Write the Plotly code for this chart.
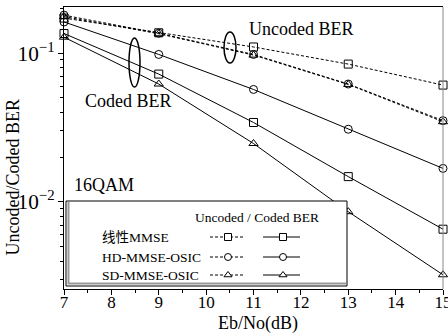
import plotly.graph_objects as go

# ---- data ----
ebno = [7, 9, 11, 13, 15]
mmse_uncoded = [0.172, 0.137, 0.110, 0.0844, 0.061]
hd_uncoded = [0.180, 0.136, 0.098, 0.0620, 0.0352]
sd_uncoded = [0.176, 0.135, 0.097, 0.0616, 0.0346]
mmse_coded = [0.1355, 0.0723, 0.0342, 0.0148, 0.00656]
hd_coded = [0.162, 0.098, 0.057, 0.0308, 0.0168]
sd_coded = [0.128, 0.062, 0.0247, 0.0086, 0.00324]

series_names = ["线性MMSE", "HD-MMSE-OSIC", "SD-MMSE-OSIC"]
symbols = ["square-open", "circle-open", "triangle-up-open"]
x_ticks = [7, 8, 9, 10, 11, 12, 13, 14, 15]

FONT = "Liberation Serif, Times New Roman, Noto Sans CJK SC, serif"
W, H = 448, 336
L, R, T, B = 64, 443, 7, 289  # plot area in pixels


def px(x):
    return (x - L) / (R - L)


def py(y):
    return (B - y) / (B - T)


fig = go.Figure()

uncoded = [mmse_uncoded, hd_uncoded, sd_uncoded]
coded = [mmse_coded, hd_coded, sd_coded]

for name, sym, yv in zip(series_names, symbols, uncoded):
    fig.add_trace(go.Scatter(
        x=ebno, y=yv, mode="lines+markers", name=name + " uncoded",
        line=dict(color="black", width=1, dash="3px,2px"),
        marker=dict(symbol=sym, size=8, color="black", line=dict(width=1)),
        showlegend=False, cliponaxis=False))
for name, sym, yv in zip(series_names, symbols, coded):
    fig.add_trace(go.Scatter(
        x=ebno, y=yv, mode="lines+markers", name=name + " coded",
        line=dict(color="black", width=1),
        marker=dict(symbol=sym, size=8, color="black", line=dict(width=1)),
        showlegend=False, cliponaxis=False))

# ---- custom legend drawn on an overlay (pixel) axis ----
bx0, by0, bx1, by1 = 66, 201, 347, 286
fig.add_trace(go.Scatter(
    x=[bx0, bx1, bx1, bx0, bx0], y=[by0, by0, by1, by1, by0],
    xaxis="x2", yaxis="y2", mode="lines", fill="toself", fillcolor="white",
    line=dict(color="black", width=1), showlegend=False, hoverinfo="skip"))
fig.add_trace(go.Scatter(
    x=[bx0 + 2.5, bx0 + 2.5, bx1 - 1], y=[by0 + 1, by1 - 2.5, by1 - 2.5],
    xaxis="x2", yaxis="y2", mode="lines",
    line=dict(color="#999999", width=2), showlegend=False, hoverinfo="skip"))

row_y = [237, 257, 275]
for sym, ry in zip(symbols, row_y):
    fig.add_trace(go.Scatter(
        x=[210, 245], y=[ry, ry], xaxis="x2", yaxis="y2", mode="lines",
        line=dict(color="black", width=1, dash="3px,2px"),
        showlegend=False, hoverinfo="skip"))
    fig.add_trace(go.Scatter(
        x=[263, 300], y=[ry, ry], xaxis="x2", yaxis="y2", mode="lines",
        line=dict(color="black", width=1),
        showlegend=False, hoverinfo="skip"))
    fig.add_trace(go.Scatter(
        x=[228, 283], y=[ry, ry], xaxis="x2", yaxis="y2", mode="markers",
        marker=dict(symbol=sym.replace("-open", ""), size=7, color="white",
                    line=dict(color="black", width=1)),
        showlegend=False, hoverinfo="skip"))

annotations = [
    dict(text="Uncoded / Coded BER", x=257, y=217, size=13.5, xanchor="center"),
    dict(text="Uncoded BER", x=301, y=29, size=18, xanchor="center"),
    dict(text="Coded BER", x=128, y=101, size=18, xanchor="center"),
    dict(text="16QAM", x=72, y=185, size=18, xanchor="left"),
    dict(text="Eb/No(dB)", x=258, y=323, size=18, xanchor="center"),
]
for name, ry in zip(series_names, row_y):
    annotations.append(dict(text=name, x=100, y=ry, size=13.5, xanchor="left"))

ann_list = []
for a in annotations:
    ann_list.append(dict(text=a["text"], x=px(a["x"]), y=py(a["y"]), xref="paper",
                         yref="paper", xanchor=a["xanchor"], yanchor="middle",
                         showarrow=False,
                         font=dict(family=FONT, size=a["size"], color="black")))
ann_list.append(dict(text="Uncoded/Coded BER", x=px(12.5), y=py(178), xref="paper",
                     yref="paper", textangle=-90, xanchor="center", yanchor="middle",
                     showarrow=False, font=dict(family=FONT, size=18, color="black")))

shapes = [
    dict(type="circle", xref="paper", yref="paper", x0=px(129), x1=px(140),
         y0=py(38), y1=py(87), line=dict(color="black", width=1.5)),
    dict(type="circle", xref="paper", yref="paper", x0=px(224), x1=px(236),
         y0=py(32), y1=py(63), line=dict(color="black", width=1.5)),
    dict(type="line", xref="paper", yref="paper", x0=1, x1=1, y0=0, y1=1,
         line=dict(color="#888888", width=1)),
]

fig.update_layout(
    width=W, height=H,
    margin=dict(l=L, r=W - R, t=T, b=H - B, pad=0, autoexpand=False),
    paper_bgcolor="white", plot_bgcolor="white",
    font=dict(family=FONT, size=17, color="black"),
    showlegend=False,
    xaxis=dict(range=[7, 15], tickvals=x_ticks, ticks="outside", ticklen=5,
               tickwidth=1, tickcolor="black", showline=True, linecolor="black",
               linewidth=1, mirror=True, showgrid=False, zeroline=False,
               automargin=False, ticklabelstandoff=-7, ticklabeloverflow="allow",
               minor=dict(ticks="outside", ticklen=3, dtick=0.5, tick0=7,
                          tickcolor="black", showgrid=False),
               tickfont=dict(family=FONT, size=17)),
    yaxis=dict(type="log", range=[-2.585, -0.69], dtick=1, exponentformat="power",
               ticks="outside", ticklen=5, tickwidth=1, tickcolor="black",
               showline=True, linecolor="black", linewidth=1, showgrid=False,
               zeroline=False, automargin=False,
               minor=dict(ticks="outside", ticklen=3, dtick="D1",
                          tickcolor="black", showgrid=False),
               tickfont=dict(family=FONT, size=17)),
    xaxis2=dict(overlaying="x", anchor="y2", range=[L, R], visible=False,
                automargin=False),
    yaxis2=dict(overlaying="y", anchor="x2", range=[B, T], visible=False,
                automargin=False),
    annotations=ann_list,
    shapes=shapes,
)

fig.write_html("out.html", config={"displayModeBar": False},
               post_script="document.body.style.margin='0px';"
                           "document.body.style.padding='0px';")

________________________

Exercise directions - Exactly restate the lines from the beginning of the data through the line with "import plotly.graph_objects as go", and no others, keeping pictures out.

Written response -
Write the Plotly code for this chart.
import plotly.graph_objects as go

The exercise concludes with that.